Tuesday, December 30, 2014
Greece’s Syriza no longer terrifies some investors
December 30, 2014
The charm offensive launched by Greece’s leftwing Syriza party to persuade foreign investors that it would not wreck the country’s economy and finances were it to win power suffered a notable hiccup last month.
After attending a meeting with Syriza economists in London, a hedge fund analyst wrote that their plans for the country were “total chaos” and warned of a run on bank deposits if the party came to power.
As that possibility draws near, with Syriza leading the polls and a snap election set for January 25, the more surprising factor may be the party’s success at dispelling at least some investors’ worst fears.
Alexis Tsipras, Syriza leader, has abandoned his pledge to “tear up” the bailout agreement with international creditors and is instead emphasising more moderate steps to address the debt load as well as his deep commitment to the euro.

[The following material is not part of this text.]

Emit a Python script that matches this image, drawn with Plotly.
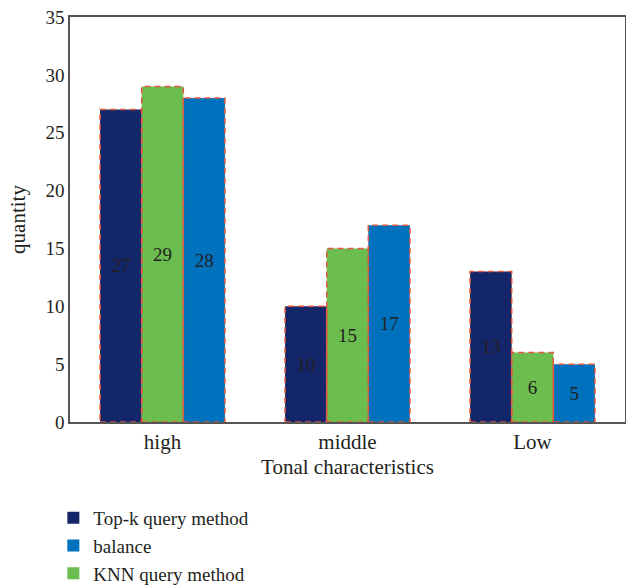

Krishna Guha, of Evercore ISI, warned that, at a minimum, investors faced “a four-week period of elevated uncertainty in which eurozone risk assets will struggle to perform.”
But, Mr Guha added: “We believe that Tsipras will prove more pragmatic than past Syriza rhetoric suggests. He has opened back-channels to Berlin, Paris and Frankfurt, and has every incentive to try to negotiate relatively cosmetic changes to Greece’s programme and ride the early-stage Greek recovery rather than derail it.”